# Scratches on 92 FS [email protected] (should I be concerned?)



## mathishard (Mar 17, 2013)

Hi hgf =o

Background:
I'm a noobie here.

I've owned my Beretta 92FS for about 1 month and change. I've shot 250 rds and have cleaned it once, at 200 rds.

My situation:

I noticed a scratch on my barrel (at the breech) that I don't remember seeing before. The more I think about it, the less sure I am of whether or not the scratch was there before the last time I went to the range (2 days ago)

Could a (or a few) gurus shed some light on this?

P.S. I tried taking a close-up picture but neither my phone nor my camera would focus as closely as I wanted to.
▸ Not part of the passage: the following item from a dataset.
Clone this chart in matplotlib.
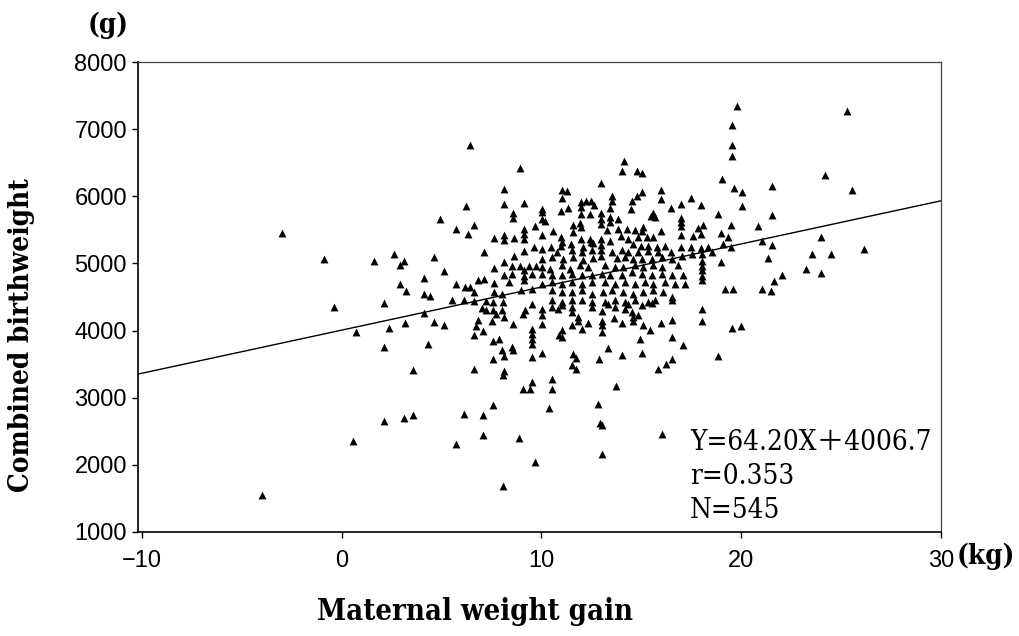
import matplotlib
matplotlib.use("Agg")
import matplotlib.pyplot as plt

# ---------------- data ----------------
weight_gain = [
    -3.0, -0.9, -0.4, -4.0,
    6.4, 8.9, 8.1, 8.1, 9.1, 6.2, 8.55, 8.55, 4.9, 5.7, 6.6, 6.3, 9.65, 9.1, 9.1, 9.1,
    8.1, 8.1, 7.6, 8.6, 9.6, 9.1, 7.1, 8.6, 4.6, 2.6, 1.6, 3.1, 2.9, 8.1, 8.5, 8.9,
    9.35, 9.7, 7.6, 5.1, 9.1, 9.1, 9.1, 8.1, 8.5, 9.5, 4.1, 8.35, 7.6, 5.7, 2.9, 6.8,
    7.1, 6.15, 6.4, 6.6, 8.95, 9.5, 3.2, 4.1, 4.4, 7.6, 8.0, 2.1, 5.5, 6.1, 6.6, 7.2,
    7.55, 8.05, 9.5,
    7.0, 7.2, 7.55, 8.0, 7.7, 8.1, 9.15, 9.05, 4.1, 0.7, 2.35, 3.15, 4.6, 5.1, 6.8,
    6.7, 7.5, 8.55, 7.05, 6.6, 9.5, 9.5, 9.5, 9.5, 2.1, 4.3, 7.55, 7.85, 8.0, 8.1,
    8.5, 8.55, 7.55, 9.5, 3.55, 6.6, 8.1, 8.05, 9.5, 9.05, 9.4, 7.55, 6.1, 7.05, 3.55,
    3.1, 2.1, 0.55, 5.7, 7.05, 8.85, 9.65, 8.05,
    19.55, 19.55, 19.55, 14.15, 14.05, 14.8, 15.05, 19.05, 13.0, 19.65, 11.05, 11.27,
    11.05, 15.05, 14.8, 14.55, 16.0, 16.0, 13.55, 13.55, 17.5, 12.0, 12.23, 12.5,
    12.65, 12.0, 17.0, 18.0, 16.5, 14.5, 10.05, 10.05, 11.0, 11.35, 13.43, 13.0,
    12.43, 12.0, 15.6, 15.7, 15.5, 18.85, 10.05, 10.2, 13.0, 13.43, 13.85, 13.0,
    13.43, 17.0, 17.0, 17.0, 11.93, 12.0, 11.6, 17.85, 18.1, 19.5, 10.6, 10.05,
    13.27, 13.85, 14.27, 14.68, 15.1, 15.02, 16.0, 11.6, 17.0, 17.6, 18.0, 19.0,
    19.35, 11.0, 11.05, 12.0, 12.43, 13.43, 12.6, 14.0, 14.35, 14.85, 15.27, 15.6,
    13.0, 13.0, 13.0, 13.0, 10.05, 10.5, 11.0, 11.5, 12.1, 12.5, 14.6, 15.0, 15.35,
    15.77, 16.18, 16.5, 17.0, 17.5, 18.0, 18.35, 19.1, 19.5,
    10.77, 11.52, 12.02, 12.52, 13.52, 14.02, 14.35, 14.85, 15.35, 15.85,
    10.05, 10.52, 11.1, 11.6, 12.1, 12.6, 13.77, 14.18, 14.6, 15.02, 15.52, 16.02,
    16.52, 17.02, 17.52, 18.52, 18.02,
    19.0, 18.02, 18.02, 18.02, 18.02, 18.02,
    10.05, 10.43, 11.02, 11.43, 11.93, 12.35, 13.18, 13.68, 14.1, 14.68, 15.1, 15.6,
    16.02, 16.85,
    10.05, 10.52, 11.02, 11.52, 12.02, 12.52, 13.02, 13.43, 14.02, 14.52, 15.02,
    15.52, 16.02, 16.52, 17.1,
    10.05, 10.52, 11.02, 11.52, 12.02, 12.52, 13.18, 13.68, 14.18, 14.68, 15.18,
    15.6, 16.18, 16.68, 17.18,
    10.52, 11.02, 11.52, 12.02, 12.52, 13.1, 13.52, 14.1, 14.6, 15.1, 15.6, 16.1, 16.52,
    19.18, 19.6,
    10.52, 11.02, 12.02, 12.52, 13.18, 13.68, 14.18, 14.68, 15.35, 15.68,
    16.52, 11.52, 14.35, 13.35, 11.52, 12.52, 13.68,
    10.05, 10.05, 10.05, 10.52, 10.85, 11.02, 11.52, 11.82, 11.82, 11.52, 12.02,
    12.35, 11.02, 10.88, 11.02, 13.02, 13.02, 13.02, 13.02, 13.65, 14.02, 14.18,
    14.52, 14.6, 14.6, 14.85, 15.1, 15.02, 15.52, 15.43, 14.93, 15.98, 16.52, 16.52,
    18.05, 18.05, 19.52, 17.1, 13.32, 10.05, 11.6, 11.72, 11.52, 11.72, 12.9, 14.02,
    15.02, 16.52, 16.22, 15.82, 18.82, 10.52, 10.52, 13.72, 10.4, 12.82, 12.93,
    13.02, 13.02, 16.02,
    19.8, 25.27, 24.18, 25.55, 21.55, 20.05, 20.05, 21.55, 20.85, 21.05, 21.55,
    23.98, 23.52, 24.48, 26.15, 21.35, 23.22, 23.98, 22.02, 21.65, 21.02, 21.48,
    19.98,
]

birthweight = [
    5450, 5070, 4350, 1550,
    6765, 6418, 6110, 5887, 5902, 5862, 5749, 5679, 5664, 5520, 5575, 5441, 5555, 5515, 5441, 5366,
    5430, 5356, 5377, 5377, 5252, 5183, 5177, 5109, 5094, 5147, 5043, 5043, 4984, 5019, 4969, 4969,
    4969, 4969, 4930, 4880, 4895, 4820, 4746, 4835, 4845, 4845, 4786, 4722, 4712, 4701, 4692, 4752,
    4771, 4647, 4647, 4573, 4597, 4622, 4588, 4538, 4508, 4573, 4548, 4414, 4448, 4448, 4433, 4433,
    4420, 4420, 4399,
    4335, 4300, 4300, 4300, 4250, 4201, 4300, 4250, 4265, 3978, 4037, 4116, 4127, 4077, 4151,
    4067, 4136, 4101, 3987, 3927, 4027, 3953, 3878, 3804, 3755, 3804, 3838, 3878, 3704, 3621,
    3755, 3704, 3581, 3606, 3417, 3421, 3392, 3343, 3234, 3134, 3134, 2896, 2762, 2747, 2747,
    2698, 2648, 2350, 2316, 2440, 2400, 2043, 1681,
    7063, 6765, 6606, 6531, 6374, 6374, 6344, 6259, 6200, 6121, 6100, 6085,
    5972, 6070, 6002, 5936, 6100, 5961, 6002, 5936, 5976, 5912, 5936, 5936,
    5872, 5847, 5887, 5872, 5823, 5813, 5813, 5763, 5788, 5823, 5823, 5753,
    5738, 5738, 5753, 5689, 5704, 5738, 5664, 5639, 5664, 5689, 5664, 5590,
    5615, 5674, 5615, 5555, 5604, 5540, 5575, 5525, 5575, 5575, 5490, 5426,
    5505, 5515, 5515, 5505, 5540, 5490, 5490, 5466, 5426, 5406, 5441, 5456,
    5392, 5392, 5317, 5366, 5366, 5341, 5307, 5406, 5366, 5392, 5392, 5392,
    5366, 5277, 5193, 5118, 5217, 5242, 5267, 5292, 5242, 5326, 5292, 5267, 5257,
    5242, 5267, 5168, 5242, 5242, 5228, 5242, 5292, 5242,
    5168, 5193, 5168, 5193, 5168, 5193, 5168, 5168, 5178, 5168,
    5069, 5094, 5069, 5094, 5044, 5079, 5079, 5094, 5069, 5069, 5069, 5094,
    5069, 5118, 5143, 5168, 5143,
    5019, 5043, 4969, 4895, 4820, 4746,
    4945, 4920, 4970, 4920, 4970, 4945, 4970, 4945, 4945, 4970, 4945, 4970,
    4945, 4970,
    4846, 4821, 4821, 4846, 4821, 4821, 4846, 4821, 4831, 4870, 4846,
    4821, 4846, 4821, 4821,
    4697, 4722, 4697, 4722, 4697, 4722, 4722, 4697, 4722, 4697, 4722,
    4697, 4722, 4697, 4697,
    4598, 4573, 4573, 4598, 4548, 4573, 4598, 4573, 4548, 4573, 4598, 4573, 4498,
    4622, 4622,
    4449, 4424, 4449, 4424, 4424, 4449, 4424, 4449, 4424, 4449,
    4448, 4448, 4399, 4399, 4350, 4350, 4350,
    4325, 4225, 4101, 4350, 4325, 4374, 4275, 4201, 4136, 4077, 4027,
    4116, 4002, 3927, 3904, 4285, 4136, 4077, 3978, 4186, 4116, 4325,
    4275, 4201, 4136, 4235, 4077, 4374, 4414, 4002, 3878, 4116, 4151, 3904,
    4315, 4136, 4037, 3789, 3740, 3670, 3655, 3591, 3481, 3421, 3581, 3640,
    3670, 3581, 3506, 3421, 3621, 3283, 3124, 3169, 2847, 2911, 2628,
    2598, 2167, 2454,
    7350, 7275, 6323, 6100, 6150, 6070, 5862, 5728, 5555, 5341, 5277,
    5401, 5133, 5133, 5217, 5084, 4920, 4856, 4831, 4731, 4622, 4588,
    4067,
]

slope = 64.20
intercept = 4006.7
line_x = [-10.3, 30.0]

x_ticks = [-10, 0, 10, 20, 30]
x_ticklabels = ["\u221210", "0", "10", "20", "30"]
y_ticks = [1000, 2000, 3000, 4000, 5000, 6000, 7000, 8000]
y_ticklabels = ["1000", "2000", "3000", "4000", "5000", "6000", "7000", "8000"]

stats_lines = ["Y=64.20X\uff0b4006.7", "r=0.353", "N=545"]

# ---------------- figure ----------------
W, H = 1019, 636
fig = plt.figure(figsize=(W / 100, H / 100), dpi=100)
ax = fig.add_axes([138 / W, 1 - 532 / H, (941 - 138) / W, (532 - 62) / H])

ax.scatter(weight_gain, birthweight, marker="^", s=32, color="black",
           linewidths=0, zorder=3)
ax.plot(line_x, [slope * v + intercept for v in line_x], color="black",
        linewidth=1.0, zorder=2)

ax.set_xlim(-10.2, 29.95)
ax.set_ylim(1000, 8000)
ax.set_xticks(x_ticks)
ax.set_xticklabels(x_ticklabels)
ax.set_yticks(y_ticks)
ax.set_yticklabels(y_ticklabels)

for lab in ax.get_xticklabels() + ax.get_yticklabels():
    lab.set_fontfamily("Liberation Sans")
    lab.set_fontsize(17)
ax.tick_params(axis="x", direction="out", length=4, width=1, pad=9)
ax.tick_params(axis="y", direction="out", length=4, width=1, pad=4)

for side in ("left", "bottom"):
    ax.spines[side].set_linewidth(1.2)
    ax.spines[side].set_color("black")
for side in ("top", "right"):
    ax.spines[side].set_linewidth(0.9)
    ax.spines[side].set_color("#444444")

serif = ["DejaVu Serif", "Noto Sans CJK JP"]
lab_kw = dict(family=serif, stretch="condensed", weight="bold")
fig.text(475 / W, 1 - 612 / H, "Maternal weight gain", fontsize=21,
         ha="center", va="center", **lab_kw)
fig.text(22 / W, 1 - 335 / H, "Combined birthweight", fontsize=20,
         ha="center", va="center", rotation=90, **lab_kw)
fig.text(108 / W, 1 - 25 / H, "(g)", fontsize=20, ha="center", va="center",
         **lab_kw)
fig.text(957 / W, 1 - 556 / H, "(kg)", fontsize=20, ha="left", va="center",
         **lab_kw)

for i, t in enumerate(stats_lines):
    fig.text(690 / W, 1 - (442 + i * 34.5) / H, t, fontsize=20,
             family=serif, stretch="condensed", ha="left", va="center")

fig.savefig("out.png", dpi=100)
The scratch is toward the top. Also, the steel looks less smooth and looks just a tiny bit jagged


----------



## Shipwreck (Jan 26, 2006)

I honestly would not worry about it. Remember - a gun with a closed slide normally has much wear building up on the outside of the barrel, over time. Usually, it is towards the forward part of the barrel and barrel hood.

With the Beretta - the slide is open to the top. So, wear is not hidden as it is on other guns. 

That just looks like wear from the slide when the slide is closed. You will get wear marks on any gun if you use it. There can be abnormal wear on guns sometimes - that looks like not a big deal to me.


----------